All summer, I said the Utah State game would offer a preview of the season. If that turns out to be the truth, Air Force will spend the season getting pounded in front of tens of thousands of empty seats at Falcon Stadium.
The Troy Calhoun era, which started with such promise in 2007, now crawls along. The Falcons have lost 14 of their last 25 games against Division I opponents. (Fisher DeBerry, Calhoun's predecessor, lost 16 of his last 25 games.)
Athletic director Hans Mueh expressed faith in his football team a few minutes after the Utah State devastation.
"I'm not concerned about that yet," Mueh said of the Falcons slump. "The bottom line, when you peel it all back, is we have gone to six straight bowl games.

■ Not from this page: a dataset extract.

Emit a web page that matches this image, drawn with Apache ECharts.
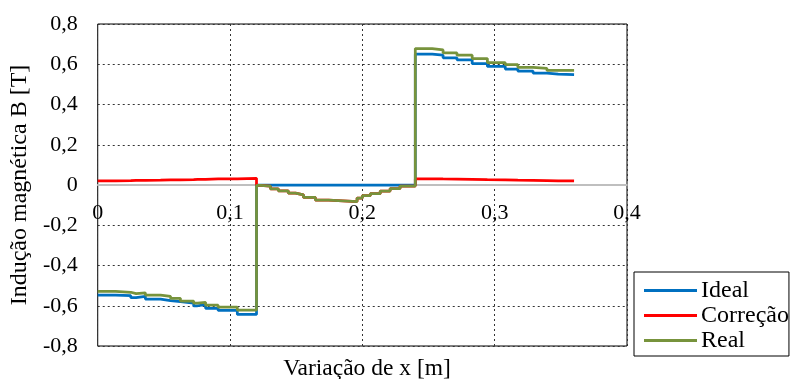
<!DOCTYPE html>
<html><head><meta charset="utf-8">
<script src="https://cdn.jsdelivr.net/npm/echarts@6/dist/echarts.min.js"></script>
<style>html,body{margin:0;padding:0;background:#fff}#c{width:793px;height:379px}</style>
</head><body><div id="c"></div>
<script>
// Step breakpoints (x in m) and values (B in T)
const leftX  = [0, 0.0135, 0.015, 0.025, 0.029, 0.036, 0.0475, 0.055, 0.0625, 0.0725, 0.0755, 0.0815, 0.091, 0.1055];
const idealLeft = [-0.547, -0.54, -0.55, -0.56, -0.553, -0.567, -0.574, -0.58, -0.587, -0.6, -0.594, -0.613, -0.623, -0.643];
const realLeft  = [-0.528, -0.522, -0.533, -0.54, -0.536, -0.547, -0.553, -0.563, -0.577, -0.587, -0.583, -0.597, -0.607, -0.622];
const corrLeft  = [0.021, 0.022, 0.022, 0.023, 0.023, 0.024, 0.025, 0.026, 0.027, 0.028, 0.028, 0.030, 0.031, 0.033];

const midX = [0.12, 0.123, 0.1305, 0.1365, 0.144, 0.1495, 0.1555, 0.1645, 0.1745, 0.196, 0.2, 0.206, 0.2135, 0.221, 0.2285];
const idealMid = [0, 0, 0, 0, 0, 0, 0, 0, 0, 0, 0, 0, 0, 0, 0];
const realMid  = [-0.002, -0.006, -0.019, -0.029, -0.04, -0.049, -0.062, -0.075, -0.082, -0.065, -0.053, -0.043, -0.03, -0.018, -0.005];
const corrMid  = [-0.002, -0.006, -0.019, -0.029, -0.04, -0.049, -0.062, -0.075, -0.082, -0.065, -0.053, -0.043, -0.03, -0.018, -0.005];

const rightX = [0.24, 0.2528, 0.261, 0.2715, 0.283, 0.2945, 0.308, 0.3175, 0.329, 0.3395, 0.348];
const idealRight = [0.65, 0.645, 0.632, 0.622, 0.603, 0.589, 0.576, 0.566, 0.556, 0.551, 0.549];
const realRight  = [0.678, 0.671, 0.656, 0.645, 0.628, 0.608, 0.598, 0.585, 0.579, 0.569, 0.569];
const corrRight  = [0.031, 0.030, 0.029, 0.028, 0.027, 0.026, 0.024, 0.023, 0.022, 0.021, 0.020];
const xEnd = 0.36;

const seriesNames = ['Ideal', 'Correção', 'Real'];
const colors = ['#0070C0', '#FF0000', '#77933C'];
const yTicks = ['-0,8','-0,6','-0,4','-0,2','0','0,2','0,4','0,6','0,8'];
const xTicks = ['0','0,1','0,2','0,3','0,4'];

function build(l, m, r) {
  const d = [];
  leftX.forEach((x, i) => d.push([x, l[i]]));
  midX.forEach((x, i) => d.push([x, m[i]]));
  rightX.forEach((x, i) => d.push([x, r[i]]));
  d.push([xEnd, r[r.length - 1]]);
  return d;
}
const dataSets = [
  build(idealLeft, idealMid, idealRight),
  build(corrLeft, corrMid, corrRight),
  build(realLeft, realMid, realRight)
];

const font = "'Liberation Serif','Times New Roman',serif";
const gridTop = 24, gridBottom = 33, H = 379;
const zeroOffset = -((H - gridBottom) - (gridTop + (H - gridBottom - gridTop) / 2));
const chart = echarts.init(document.getElementById('c'));
chart.setOption({
  animation: false,
  title: {
    text: 'Variação de x [m]', left: 362, top: 352, textAlign: 'center',
    textStyle: { fontFamily: font, fontSize: 23.5, fontWeight: 'normal', color: '#000' }
  },
  grid: { left: 97, right: 166, top: gridTop, bottom: gridBottom, show: true, borderColor: '#000', borderWidth: 1 },
  legend: {
    orient: 'vertical', left: 634, top: 272,
    borderColor: '#000', borderWidth: 1, padding: [6, 0, 3, 10],
    itemWidth: 53, itemHeight: 3, itemGap: 0, icon: 'rect',
    textStyle: { fontFamily: font, fontSize: 24, color: '#000', lineHeight: 25, padding: [0, 0, 0, -1] },
    data: seriesNames
  },
  xAxis: {
    type: 'value', min: 0, max: 0.4, interval: 0.1,
    offset: zeroOffset,
    axisLine: { onZero: false, lineStyle: { color: '#BFBFBF', width: 2 } },
    axisTick: { show: false },
    axisLabel: { fontFamily: font, fontSize: 22, color: '#000', margin: 17,
      formatter: v => xTicks[Math.round(v * 10)] },
    splitLine: { show: true, lineStyle: { color: '#333', type: [2, 3], width: 1 } }
  },
  yAxis: {
    type: 'value', min: -0.8, max: 0.8, interval: 0.2,
    name: 'Indução magnética B [T]', nameLocation: 'middle', nameGap: 61,
    nameTextStyle: { fontFamily: font, fontSize: 24, color: '#000' },
    axisLine: { show: false },
    axisTick: { show: false },
    axisLabel: { fontFamily: font, fontSize: 22, color: '#000', margin: 20,
      formatter: v => yTicks[Math.round((v + 0.8) / 0.2)] },
    splitLine: { show: true, lineStyle: { color: '#333', type: [2, 3], width: 1 } }
  },
  series: seriesNames.map((n, i) => ({
    name: n, type: 'line', step: 'end', symbol: 'none',
    data: dataSets[i], color: colors[i],
    lineStyle: { width: 2.75, color: colors[i] }
  }))
});
</script></body></html>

We've got a lot of football left. I love this team."
Calhoun's team badly needs revival after Saturday's surrender at Falcon Stadium. If the Falcons fail to revive - to at least show a suggestion of talent and fire and potential - they can count on returning to a depressingly empty Falcon Stadium Sept.?21 against Wyoming.
"What were the numbers the other day against a really, really good football team?" Calhoun asked Monday, referring to attendance on a sunny Saturday afternoon vs. Utah State.
Not good, coach. Official attendance was 32,716, but three or four thousand fans might have been disguised as vacant seats.
This season is not a hopeless cause. At least not yet. The Falcons showed flashes of promise on offense, especially when Jaleel Awini was throwing the ball. Awini showed impressive arm strength, accuracy and poise in the pocket. Unfortunately, his receivers dropped six of his first 10 throws.
But this week is perilously close to hopeless. Boise State has played 84 games on its hideous blue home carpet during the 21st century. They've won 80, the nation's best home record.
"I didn't know that," senior receiver/running back Ty MacArthur of Boise's tendency to stomp on visitors. "That doesn't bother me."
Air Force doomsayers also fail to bother MacArthur. He's watched enough film to realize just how fully the Falcons struggled on Saturday, but he retains faith in his teammates.
"I'm optimistic because we see things on the field that others don't," MacArthur said. "We know football a bit better than those in the stands."
But even those who sit in the stands realize Air Force needs to keep the ball out of the clutches of Boise State's offense. In normal years, the Falcons offense is a clock-devouring machine with a mono-offense based almost entirely on running the ball.
This might not be a normal season after the departure of quarterback Kale Pearson, lost to a severe knee injury two quarters into the season. Pearson was a traditional Air Force quarterback, a run-first, run-second leader.
Awini is different. That was evident on his third pass of the game. Awini dropped into the pocket and saw tight end Marc Hendricks covered closely in the end zone. Didn't matter. Awini directed a fastball through heavy traffic directly into Hendricks' hands.
Hendricks dropped the pass, but a statement had been made. Awini could become one of the finest passers in Air Force history, which includes pass-happy days during the Ben Martin era.
Running devours the clock. Passing doesn't. Air Force travels to Boise in the middle what could, and probably should, be a change of personality for its offense. The offense, on the strength of Awini's arm, could pile up the points.
But can the Air Force defense stop Boise? Recent history suggests no.
The season and this program are in disarray after the Utah State debacle, and Boise's blue carpet is one of the worst places in the country to bring order to football chaos.
Still, the Falcons must show some signs of life at this hostile destination. If they don't, they can expect more fans will stay home.